>> START

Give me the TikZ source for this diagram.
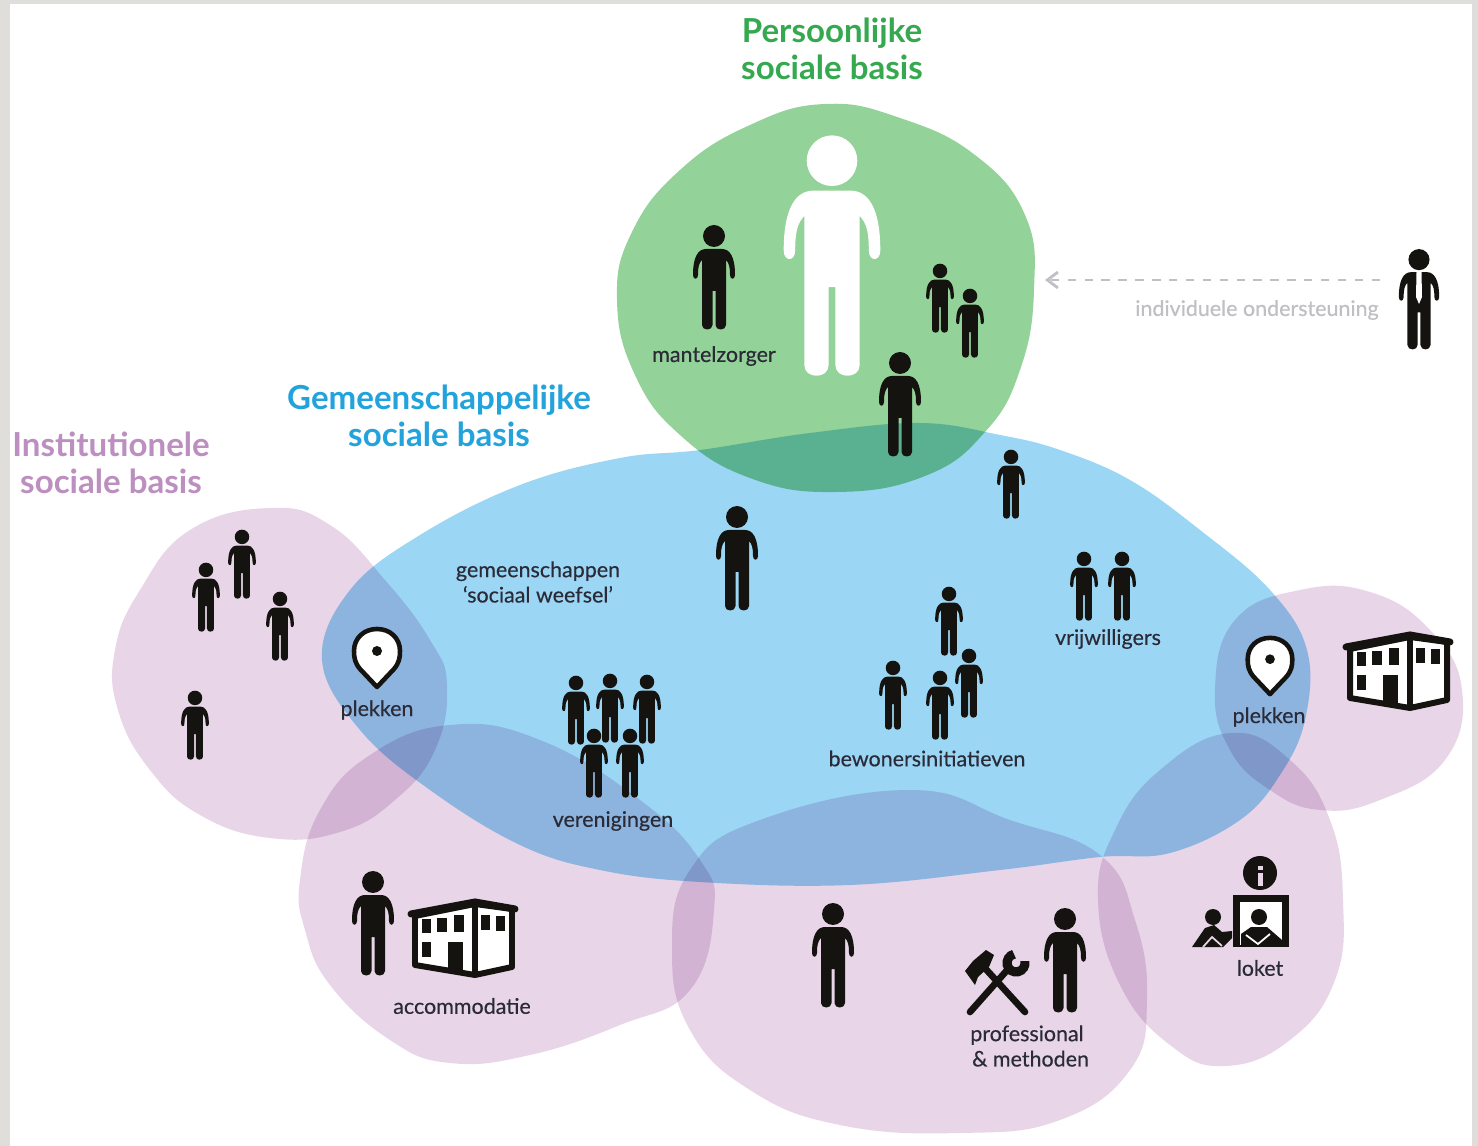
\documentclass[tikz,border=0pt]{standalone}
\usepackage{fontspec}
\setmainfont{Lato}
\usepackage{xcolor}
\usetikzlibrary{arrows.meta}

\definecolor{ink}{HTML}{15130F}
\definecolor{framegrey}{HTML}{E0DEDA}
\definecolor{blobgreen}{HTML}{93D298}
\definecolor{blobblue}{HTML}{9BD7F5}
\definecolor{blobpink}{HTML}{E8D6E8}
\definecolor{headgreen}{HTML}{35A94F}
\definecolor{headblue}{HTML}{22A3DC}
\definecolor{headpink}{HTML}{BC8FC0}
\definecolor{labelink}{HTML}{2B2B38}
\definecolor{arrowgrey}{HTML}{BFBFC4}

\tikzset{
    blob/.style={fill=#1,blend mode=multiply},
    heading/.style={font=\fontsize{9.4}{10.6}\selectfont\bfseries,align=center,text=#1},
    smalltext/.style={font=\fontsize{6.1}{7.2}\selectfont\addfontfeature{FakeBold=0.4},align=center,text=labelink},
    pics/person/.default=ink,
    pics/person/.style={code={
        \fill[#1] (0,-41) circle[radius=11];
        \fill[#1] (-8,-28) -- (8,-28) .. controls (16,-28) and (21,-20) .. (21,-2)
            .. controls (21,3) and (16,3) .. (16,-2)
            .. controls (16,-10) and (15,-14) .. (12,-17)
            -- (12,48) .. controls (12,54) and (1.5,54) .. (1.5,48) -- (1.5,14) -- (-1.5,14) -- (-1.5,48)
            .. controls (-1.5,54) and (-12,54) .. (-12,48) -- (-12,-17)
            .. controls (-15,-14) and (-16,-10) .. (-16,-2)
            .. controls (-16,3) and (-21,3) .. (-21,-2)
            .. controls (-21,-20) and (-16,-28) .. (-8,-28) -- cycle;
    }},
    pin/.pic={
        \draw[ink,fill=white,line width=1.3pt,line join=round] (0,29) -- (-17,11) .. controls (-22,5) and (-23,0) .. (-23,-7)
            .. controls (-23,-20) and (-13,-29) .. (0,-29)
            .. controls (13,-29) and (23,-20) .. (23,-7)
            .. controls (23,0) and (22,5) .. (17,11) -- cycle;
        \fill[ink] (0,-7) circle[radius=5];
    },
    building/.pic={
        \draw[ink,fill=white,line width=1.7pt,line join=round] (-47,-23) -- (13,-35) -- (50,-30) -- (50,28) -- (13,36) -- (-47,26) -- cycle;
        \draw[ink,line width=2pt,line cap=round] (-51,-25) -- (13,-37) -- (53,-30);
        \draw[ink,line width=1.7pt] (13,-35) -- (13,36);
        \fill[ink] (-40,-20) rectangle (-31,-6);
        \fill[ink] (-25,-21) rectangle (-15,-7);
        \fill[ink] (-8,-24) rectangle (2,-7);
        \fill[ink] (-40,3) rectangle (-31,18);
        \fill[ink] (-14,3) rectangle (1,34);
        \fill[ink] (19,-24) rectangle (28,-9);
        \fill[ink] (34,-23) rectangle (43,-8);
    }
}

\begin{document}
\begin{tikzpicture}[x=0.01cm,y=-0.01cm]
    \useasboundingbox (0,0) rectangle (1478,1146);
    \fill[framegrey] (0,0) rectangle (1478,1146);
    \fill[white] (10,4) rectangle (1472,1146);

    % blobs
    \path[blob=blobgreen] plot[smooth cycle,tension=0.75] coordinates {(825,104) (900,118) (975,155) (1025,215) (1034,290) (1020,370) (985,432) (925,476) (835,492) (750,478) (680,435) (635,375) (617,300) (632,232) (680,170) (750,125)};
    \path[blob=blobblue] plot[smooth cycle,tension=0.65] coordinates {(322,660) (350,590) (420,535) (520,485) (620,458) (700,450) (810,433) (920,423) (1000,435) (1060,450) (1130,480) (1200,530) (1270,590) (1307,650) (1305,720) (1280,775) (1240,820) (1170,853) (1100,857) (1000,870) (850,885) (700,882) (600,870) (520,845) (430,790) (360,730)};
    \path[blob=blobpink] plot[smooth cycle,tension=0.75] coordinates {(270,508) (330,525) (385,580) (430,640) (447,685) (435,750) (395,800) (340,832) (270,838) (200,815) (150,770) (118,710) (115,650) (140,590) (190,530)};
    \path[blob=blobpink] plot[smooth cycle,tension=0.75] coordinates {(300,880) (320,810) (370,755) (450,725) (540,740) (640,800) (700,860) (714,910) (690,990) (620,1025) (530,1055) (450,1063) (390,1040) (330,985) (305,930)};
    \path[blob=blobpink] plot[smooth cycle,tension=0.75] coordinates {(672,950) (690,870) (760,820) (910,790) (1010,820) (1100,855) (1135,920) (1147,1000) (1130,1070) (1060,1120) (960,1133) (840,1125) (750,1090) (690,1030)};
    \path[blob=blobpink] plot[smooth cycle,tension=0.75] coordinates {(1098,900) (1115,830) (1160,770) (1230,733) (1290,760) (1330,820) (1343,900) (1335,980) (1290,1040) (1225,1066) (1170,1045) (1120,985)};
    \path[blob=blobpink] plot[smooth cycle,tension=0.75] coordinates {(1215,690) (1235,620) (1300,590) (1370,592) (1430,630) (1462,690) (1445,760) (1380,800) (1320,810) (1270,790) (1230,750)};

    % headings
    \node[heading=headgreen] (persoonlijk) at (832,48.5) {Persoonlijke\\sociale basis};
    \node[heading=headblue] (gemeenschappelijk) at (439,415.5) {Gemeenschappelijke\\sociale basis};
    \node[heading=headpink] (institutioneel) at (111,463) {Institutionele\\sociale basis};

    % green blob
    \pic[scale=2.3] (client) at (832,255) {person=white};
    \pic (mantelzorger) at (714,277) {person};
    \pic[scale=0.66] (kind1) at (940,298) {person};
    \pic[scale=0.66] (kind2) at (970,323) {person};
    \pic (buur) at (900,404) {person};
    \node[smalltext] (mantelzorgertext) at (714,356) {mantelzorger};

    % support worker
    \pic[scale=0.96] (steun) at (1419,299) {person};
    \fill[white] (1416.5,272) -- (1421.5,272) -- (1422,297) -- (1419,304) -- (1416,297) -- cycle;
    \coordinate (steunstart) at (1380,280);
    \coordinate (steunend) at (1045,280);
    \draw[arrowgrey,line width=0.8pt,dash pattern=on 2.4pt off 2.4pt,-{Straight Barb[length=3pt,width=4.5pt]}] (steunstart) -- (steunend);
    \node[smalltext,text=arrowgrey] (steuntext) at (1257,310) {individuele ondersteuning};

    % blue blob
    \pic[scale=0.66] (blauw1) at (1011,484) {person};
    \pic (blauw2) at (737,558) {person};
    \node[smalltext] (weefseltext) at (538,582) {gemeenschappen\\`sociaal weefsel'};

    \pic[scale=0.66] (vrij1) at (1084,586) {person};
    \pic[scale=0.66] (vrij2) at (1122,586) {person};
    \node[smalltext] (vrijtext) at (1108,639) {vrijwilligers};

    \pic[scale=0.66] (bew1) at (949,621) {person};
    \pic[scale=0.66] (bew2) at (969,683) {person};
    \pic[scale=0.66] (bew3) at (893,695) {person};
    \pic[scale=0.66] (bew4) at (940,705) {person};
    \node[smalltext] (bewtext) at (927,758.5) {bewonersinitiatieven};

    \pic[scale=0.66] (ver1) at (576,710) {person};
    \pic[scale=0.66] (ver2) at (610,708) {person};
    \pic[scale=0.66] (ver3) at (647,709) {person};
    \pic[scale=0.66] (ver4) at (594,763) {person};
    \pic[scale=0.66] (ver5) at (630,763) {person};
    \node[smalltext] (vertext) at (613,821) {verenigingen};

    % places
    \pic (pinleft) at (377,658) {pin};
    \node[smalltext] (plekleft) at (377,710) {plekken};
    \pic[scale=0.97] (pinright) at (1270,666) {pin};
    \node[smalltext] (plekright) at (1269,717) {plekken};

    % left pink blob
    \pic[scale=0.66] (inst1) at (242,564) {person};
    \pic[scale=0.66] (inst2) at (206,597) {person};
    \pic[scale=0.66] (inst3) at (280,626) {person};
    \pic[scale=0.66] (inst4) at (195,725) {person};

    % accommodatie
    \pic (accperson) at (373,923) {person};
    \pic (accbuilding) at (462,939) {building};
    \node[smalltext] (acctext) at (462,1006) {accommodatie};

    \pic (rightbuilding) at (1397,672) {building};

    % professional
    \pic (midperson) at (833,955) {person};
    \pic (proffperson) at (1065,960) {person};
    \draw[ink,line width=1.9pt,line cap=round] (970,1012) -- (1009,968);
    \draw[ink,line width=2.6pt] (1014,954.2) arc[start angle=-103,end angle=-372,radius=9];
    \draw[ink,line width=1.9pt,line cap=round] (1025,1012) -- (983,966);
    \fill[ink] (965,971) -- (973,961) -- (986,950) -- (994,955) -- (989,967) -- (978,977) -- (975,985) -- cycle;
    \node[smalltext] (proftext) at (1027,1046) {professional\\\,\,\& methoden};

    % loket
    \fill[ink] (1260,873) circle[radius=17];
    \fill[blobpink] (1257.5,866) rectangle (1262.5,870);
    \fill[blobpink] (1257.5,873) rectangle (1262.5,886);
    \fill[ink] (1233,895) rectangle (1289,947);
    \fill[white] (1240,902) rectangle (1282,945);
    \fill[ink] (1259,917) circle[radius=8];
    \fill[ink] (1241,934) -- (1251,927) -- (1267,927) -- (1282,940) -- (1282,946) -- (1241,946) -- cycle;
    \draw[white,line width=0.5pt] (1246,935) -- (1258,944) -- (1270,934);
    \fill[ink] (1213,917) circle[radius=8];
    \fill[ink] (1192,947) -- (1205,928) -- (1214,925) -- (1222,932) -- (1232,931) -- (1232,938) -- (1223,947) -- cycle;
    \draw[blobpink,line width=0.5pt] (1203,947) -- (1212,937) -- (1222,946);
    \node[smalltext] (lokettext) at (1260,968) {loket};
\end{tikzpicture}
\end{document}
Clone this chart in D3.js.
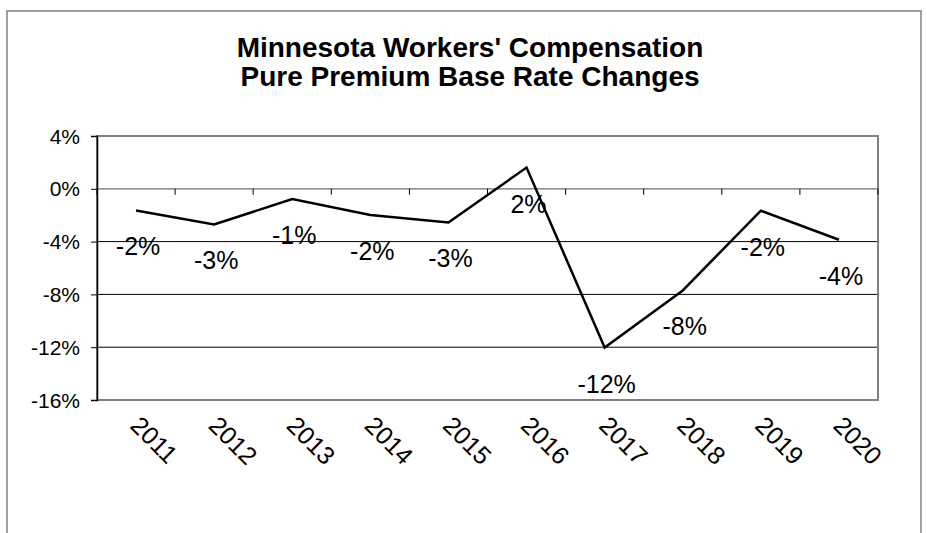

>> END

TASK STATEMENT: Copy every line above that holds the word "this".

RESPONSE TO THE EXERCISE:
Give me the TikZ source for this diagram.
Clone this chart in D3.js.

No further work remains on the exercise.